Do you have major communication blocks that are potholes for emotional and physical intimacy? Or maybe the road conditions that are keeping your relationship from a smooth ride are those nasty hairpin turns of expectation, insecurities and fear.
To get out of the ditches focus your attention on the fact that your relationship is not about "you" or "him" but instead it's about being a couple and understanding what it takes to create lasting love.
Have you read The Six Secrets of a Lasting Relationship? You’ll learn the secrets are simple but powerful:
Enjoyment: if your relationship joy is gone here are some tips to get it back: do something unpredictable and fun like playing hooky and goofing off together, avoid ruts, go dancing, develop appreciation. Basically take delight in each other. Couples that enjoy each other love to spend time together whether engaging in activity or sitting quietly reading.

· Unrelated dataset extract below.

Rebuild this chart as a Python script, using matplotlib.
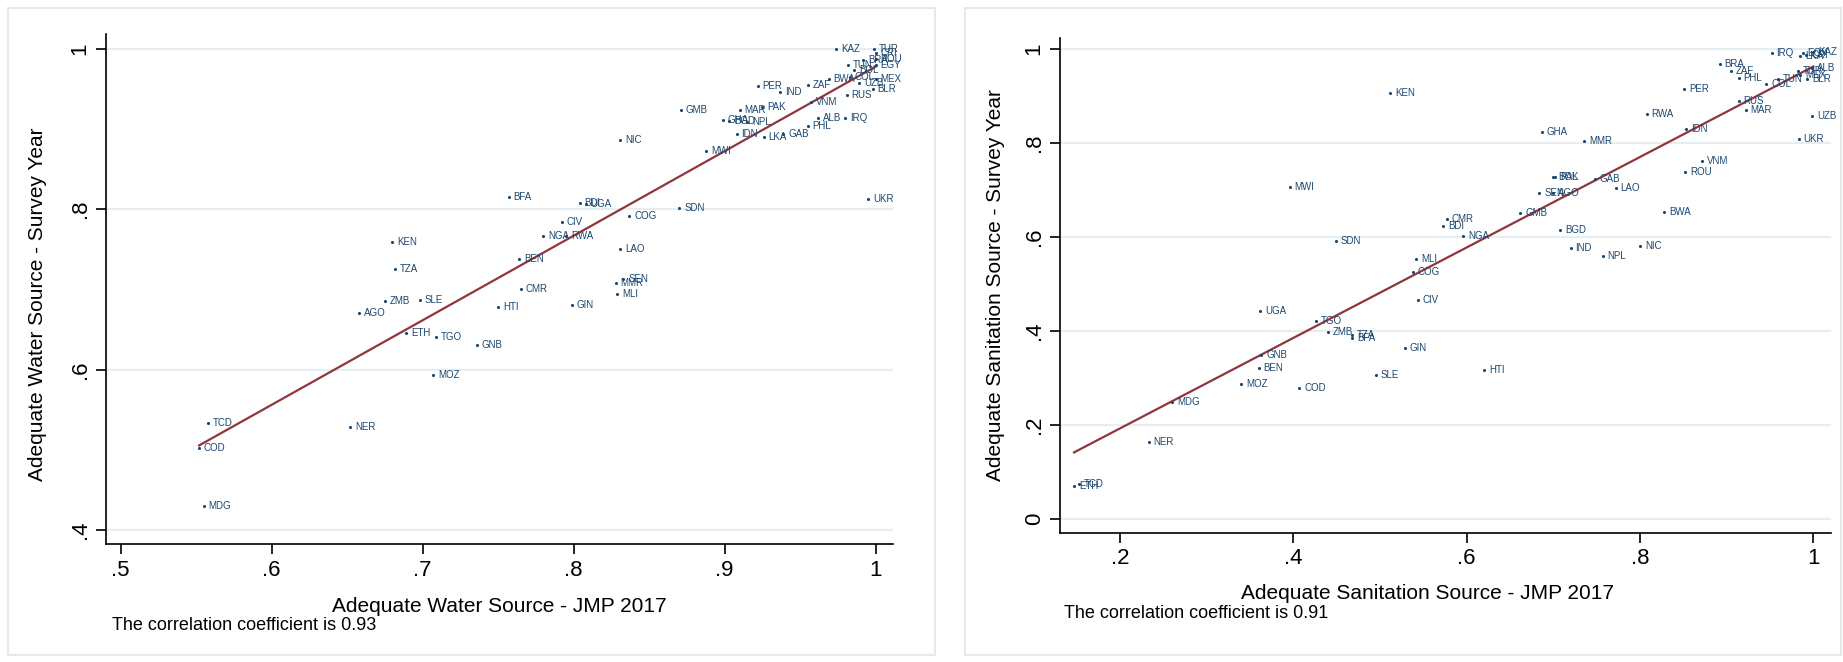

Acceptance: make your partner feel accepted and loved by giving generous appreciation for all they are. True acceptance is opening your heart and accepting your partner’s as they are - no exceptions. It's the closest thing to unconditional love we have. Then take it to the next level and look for qualities you admire and acknowledge what they may have sacrificed to build those qualities. Lastly, acknowledge your partners positive traits.
Trust: trust implies faith and confidence. You have faith that your partner will act in ways to uphold what matters to you. They won't turn on you or let you down and they'll keep their promises. Being able to trust your partner speaks to our core need for safety. To build more trust, tell each other secrets you haven't told anyone else. Risky? Possibly, but generally when couples open up to each other it brings them closer than ever imagined.
Respect: is the cornerstone for all relationships - mutual respect makes us feel good about ourselves. We all want to be held in esteem by our partners and made to feel special. And respect for each other breeds self-respect. If respect is waning in your relationship here are a few things you can do: become more reliable, say what you mean, and mean what you say, stand in your truth, be of service to others, stop complaining about the same things, be on time.
Empathy: when you can step away from your point of view to honestly ask, "Wow, what is this like for them," you are offering true empathy. It's judgment free. The most important time to use empathy is when you and your man are at odds - you may be angry but if you can stop and reflect and ask yourself, "If I say what I'm about to say, how will it make my partner feel?" What a powerful place to be - you can choose to vent angrily or create peace.
Chemistry: ideally the “gotta have you,” hot and heavy initial phase rolls into a mature love where the chemistry involves a mental and emotional bond. A lack of respect, trust, enjoyment, acceptance, and empathy can kill chemistry. It all works together.